Some local leaders working with the community in the streets are calling for the federal government to place the Minneapolis police department in receivership, in fulfillment of a past agreement they say was reneged on.

“They should have been put in receivership a long time ago; this stuff has been going on forever and a day,” said Rev. Jerry McAfee, pastor of New Salem Missionary Baptist Church, where organizing meetings were held. “What we have been trying to do … with some of the brothers from the (Nation of Islam) and brothers from the block is deal with the violence ourselves,” said Rev. McAfee. If “some of the stuff we do to ourselves” can be handled within “that ought to diminish their desire to come in and do stuff in our community,” he said.

What needs to be understood is, it’s not about whether Mr. Clark committed a crime or if he was handcuffed or not when shot, said Mr. Moss. It’s battling the actions of White supremacy “to lynch our people as … judge and jury and executioner,” he said. “We’re not fooled that the new rope is a gun.”

“We already won the victory of making them tell us who the officers were. We found out that these are lateral officers,” said Mr. Moss. The two officers involved were part of a “lateral system” where cops get moved to other precincts even in other states when caught in wrongdoing or corruption, he charged.

“Both of these guys were pushed from somewhere else—one as far as San Francisco and both of them have pasts … of doing something to people on the street,” Mr. Moss added.

Mr. Clark’s killing is part of a bigger problem of American racism where the victim gets criminalized, he continued.

Mr. Moss blasted attempts to expose past juvenile records of Mr. Clark as hypocritical in a country guilty of both domestic and international crimes.
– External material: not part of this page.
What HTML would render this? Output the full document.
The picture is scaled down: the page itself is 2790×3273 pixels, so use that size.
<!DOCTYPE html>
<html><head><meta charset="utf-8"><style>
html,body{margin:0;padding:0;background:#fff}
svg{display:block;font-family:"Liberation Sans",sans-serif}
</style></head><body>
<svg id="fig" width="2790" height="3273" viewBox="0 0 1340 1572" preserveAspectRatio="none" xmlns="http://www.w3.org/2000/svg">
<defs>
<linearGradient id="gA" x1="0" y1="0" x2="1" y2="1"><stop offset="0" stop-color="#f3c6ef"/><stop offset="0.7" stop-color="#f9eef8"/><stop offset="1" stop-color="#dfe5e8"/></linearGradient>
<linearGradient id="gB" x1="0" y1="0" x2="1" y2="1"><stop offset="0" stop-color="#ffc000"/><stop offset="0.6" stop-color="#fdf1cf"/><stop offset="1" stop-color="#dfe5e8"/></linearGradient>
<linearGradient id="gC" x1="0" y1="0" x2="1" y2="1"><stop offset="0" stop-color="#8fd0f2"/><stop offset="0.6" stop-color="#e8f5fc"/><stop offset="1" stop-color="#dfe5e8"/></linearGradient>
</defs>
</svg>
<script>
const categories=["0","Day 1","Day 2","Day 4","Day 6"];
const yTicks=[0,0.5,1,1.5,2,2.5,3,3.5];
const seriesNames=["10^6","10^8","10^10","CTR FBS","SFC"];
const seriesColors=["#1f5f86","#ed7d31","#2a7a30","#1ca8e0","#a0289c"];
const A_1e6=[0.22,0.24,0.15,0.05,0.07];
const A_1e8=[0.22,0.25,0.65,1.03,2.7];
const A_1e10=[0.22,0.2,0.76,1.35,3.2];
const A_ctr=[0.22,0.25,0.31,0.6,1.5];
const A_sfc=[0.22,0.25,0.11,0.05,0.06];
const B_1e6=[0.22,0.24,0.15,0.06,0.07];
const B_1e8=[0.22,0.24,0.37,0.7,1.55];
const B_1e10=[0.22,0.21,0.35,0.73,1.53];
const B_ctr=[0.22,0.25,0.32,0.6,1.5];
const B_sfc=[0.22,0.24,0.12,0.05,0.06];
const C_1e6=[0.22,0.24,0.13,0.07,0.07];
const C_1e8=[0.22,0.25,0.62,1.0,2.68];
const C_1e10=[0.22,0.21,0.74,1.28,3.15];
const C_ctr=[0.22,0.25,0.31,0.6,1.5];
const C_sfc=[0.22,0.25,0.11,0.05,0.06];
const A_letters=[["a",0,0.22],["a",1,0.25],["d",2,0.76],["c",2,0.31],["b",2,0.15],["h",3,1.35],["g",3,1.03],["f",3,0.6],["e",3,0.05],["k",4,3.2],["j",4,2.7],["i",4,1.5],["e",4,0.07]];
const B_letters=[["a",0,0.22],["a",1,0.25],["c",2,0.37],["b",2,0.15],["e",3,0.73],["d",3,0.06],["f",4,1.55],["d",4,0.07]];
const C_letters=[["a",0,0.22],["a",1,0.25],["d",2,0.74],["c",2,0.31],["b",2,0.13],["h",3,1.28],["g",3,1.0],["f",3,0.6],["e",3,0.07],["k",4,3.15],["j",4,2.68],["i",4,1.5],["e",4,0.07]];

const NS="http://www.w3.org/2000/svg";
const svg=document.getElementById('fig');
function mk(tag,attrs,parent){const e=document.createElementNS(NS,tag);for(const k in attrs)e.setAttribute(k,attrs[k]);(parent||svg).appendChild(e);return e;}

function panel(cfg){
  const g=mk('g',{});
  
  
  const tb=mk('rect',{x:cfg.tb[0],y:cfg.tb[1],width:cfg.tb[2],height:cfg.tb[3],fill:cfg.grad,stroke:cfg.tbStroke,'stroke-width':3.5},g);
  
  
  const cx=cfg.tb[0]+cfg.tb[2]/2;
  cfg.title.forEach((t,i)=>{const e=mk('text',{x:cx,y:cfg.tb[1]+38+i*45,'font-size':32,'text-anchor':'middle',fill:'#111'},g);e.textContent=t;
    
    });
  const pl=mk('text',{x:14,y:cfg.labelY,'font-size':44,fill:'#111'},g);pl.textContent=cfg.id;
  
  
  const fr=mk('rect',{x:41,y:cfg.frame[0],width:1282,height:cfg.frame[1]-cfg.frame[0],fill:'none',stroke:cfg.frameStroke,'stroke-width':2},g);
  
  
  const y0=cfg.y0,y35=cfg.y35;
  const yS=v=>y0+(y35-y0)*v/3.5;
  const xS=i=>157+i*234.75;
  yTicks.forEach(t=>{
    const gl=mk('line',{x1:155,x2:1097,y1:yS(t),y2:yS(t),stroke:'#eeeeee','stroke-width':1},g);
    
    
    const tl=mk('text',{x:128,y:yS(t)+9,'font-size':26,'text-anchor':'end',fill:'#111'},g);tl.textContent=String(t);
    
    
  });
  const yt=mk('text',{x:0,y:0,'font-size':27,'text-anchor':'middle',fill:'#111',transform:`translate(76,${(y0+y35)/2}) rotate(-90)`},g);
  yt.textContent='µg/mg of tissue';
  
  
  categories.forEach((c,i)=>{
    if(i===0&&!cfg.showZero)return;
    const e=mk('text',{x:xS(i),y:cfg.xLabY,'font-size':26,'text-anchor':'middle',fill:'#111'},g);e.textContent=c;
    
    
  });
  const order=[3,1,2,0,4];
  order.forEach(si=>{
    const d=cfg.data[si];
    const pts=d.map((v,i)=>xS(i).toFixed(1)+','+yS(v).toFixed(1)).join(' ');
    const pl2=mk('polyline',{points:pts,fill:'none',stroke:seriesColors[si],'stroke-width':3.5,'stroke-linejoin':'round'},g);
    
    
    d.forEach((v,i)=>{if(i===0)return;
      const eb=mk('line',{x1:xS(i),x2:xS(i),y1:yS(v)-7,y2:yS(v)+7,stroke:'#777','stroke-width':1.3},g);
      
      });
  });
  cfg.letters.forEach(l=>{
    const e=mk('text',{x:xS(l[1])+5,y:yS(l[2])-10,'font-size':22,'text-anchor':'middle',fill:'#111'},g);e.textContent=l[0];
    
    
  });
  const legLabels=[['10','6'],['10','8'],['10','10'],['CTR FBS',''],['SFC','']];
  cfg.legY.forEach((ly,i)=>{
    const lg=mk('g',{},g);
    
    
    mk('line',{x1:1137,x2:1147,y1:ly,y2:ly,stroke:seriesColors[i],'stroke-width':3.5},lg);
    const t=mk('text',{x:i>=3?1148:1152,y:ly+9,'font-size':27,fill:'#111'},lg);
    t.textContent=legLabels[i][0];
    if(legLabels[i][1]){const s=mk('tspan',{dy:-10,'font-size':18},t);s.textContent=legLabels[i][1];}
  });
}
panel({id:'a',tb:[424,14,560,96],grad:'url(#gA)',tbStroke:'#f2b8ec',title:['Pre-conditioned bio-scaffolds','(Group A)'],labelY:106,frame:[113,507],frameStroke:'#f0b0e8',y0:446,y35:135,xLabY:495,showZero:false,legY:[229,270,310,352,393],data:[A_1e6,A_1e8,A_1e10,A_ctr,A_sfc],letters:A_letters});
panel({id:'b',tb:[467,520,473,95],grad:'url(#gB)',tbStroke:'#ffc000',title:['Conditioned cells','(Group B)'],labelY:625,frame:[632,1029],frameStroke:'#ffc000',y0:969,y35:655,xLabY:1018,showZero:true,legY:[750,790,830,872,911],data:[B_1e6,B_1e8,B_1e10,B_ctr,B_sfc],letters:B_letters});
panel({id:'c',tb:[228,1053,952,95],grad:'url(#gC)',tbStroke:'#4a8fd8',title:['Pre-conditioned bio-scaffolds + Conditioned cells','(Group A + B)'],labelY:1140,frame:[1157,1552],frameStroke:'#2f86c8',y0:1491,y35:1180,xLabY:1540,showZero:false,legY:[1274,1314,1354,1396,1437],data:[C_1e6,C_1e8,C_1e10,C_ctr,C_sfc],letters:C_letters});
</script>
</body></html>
“We’re not hung up about the crime … that you keep giving his record. We’re hung up that you never give the record of the United States of America towards people of color. You want to give his record of what he did as a child. What about your record of what you did to the Red man, the Black man, the world, all people of different colors and different religions?” he asked. “You got a record, let’s expose yours.”